Benefiting from a global consumer base that was suddenly more cost conscious, and from the various consumer-incentive schemes that were put in place to facilitate the purchase of smaller vehicles, the Korean producer sold over 1m vehicles in 2009, a year-on-year increase of 20% compared to a decline of 3% across the global industry.
 
Kia also saw a boom in interest from developing markets such as China, where new car sales in 2009 grew by 70%, ahead of the overall market growth of 48%.
 
As a consequence Glovis, the logistics subsidiary it shares with Hyundai, has had to work quickly to transport more cars across the country for shipment to global markets, which by definition means increasing services from the ports as rail shipments are not an option through the Democratic People’s Republic of Korea to the north.
 
The means Glovis has also begun to invest more in deep-sea vessels recently, and take up a percentage of shipments that were previously handled exclusively by Eukor (read more here). 
 
Kia’s flagship plant in Hwangsung, 90 minutes southwest of Kia’s headquarters in Seoul, is strategically close to its main port in Pyeongtak.

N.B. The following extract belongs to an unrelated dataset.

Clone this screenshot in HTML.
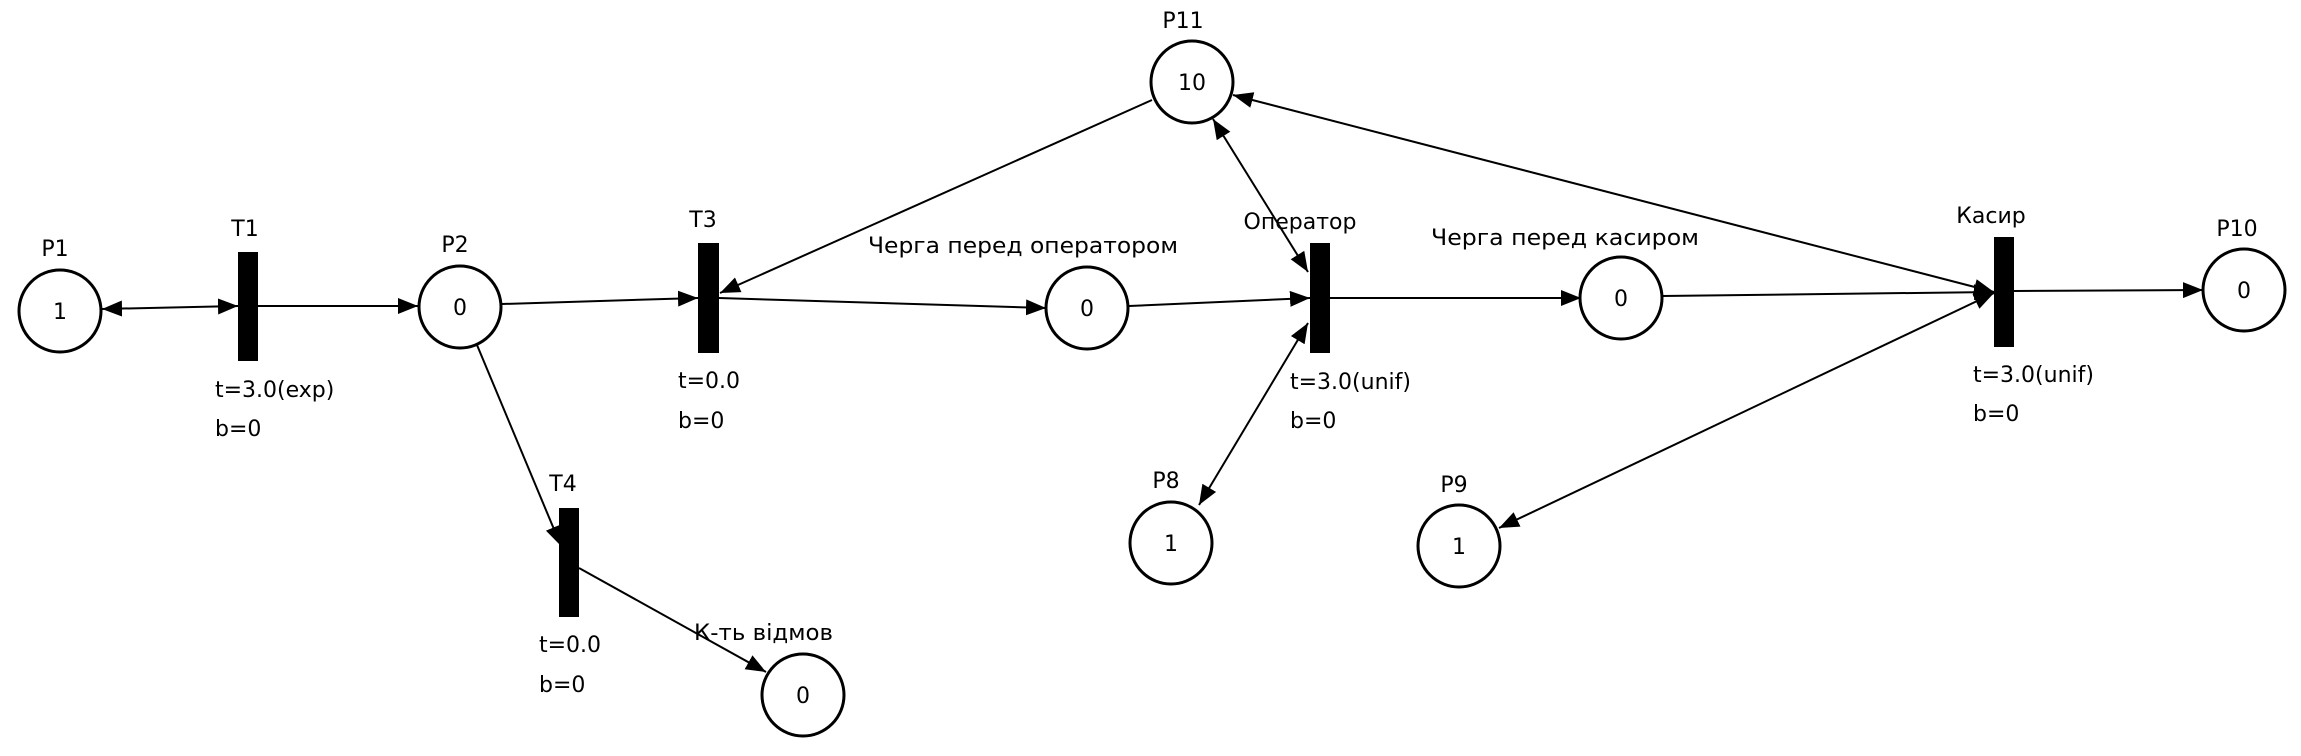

It also has a plant close to Hwangsung in Seosan, a 50:50 joint venture with local Korean carmaker Donghee Auto, as well as a plant in Sohari, just north of Pyeongtak.
 
Recently, however, demand for the Soul SUV has increased by a dramatic 68% with Kia looking to export over 158,000 units of the model in 2010. And the Soul, along with other SUVs and commercial vehicles, is made at at Gwangju, nearer the Port of Mokpo.
 
This has led Glovis to look at increasing its feeder services to the port. “To overcome this kind of weak point we can invite more feeder services from harbour port to final destinations. If we invite this solution we can make no delay from the factory to the final customer,” said Richie Kim, general manager of Glovis’s business team.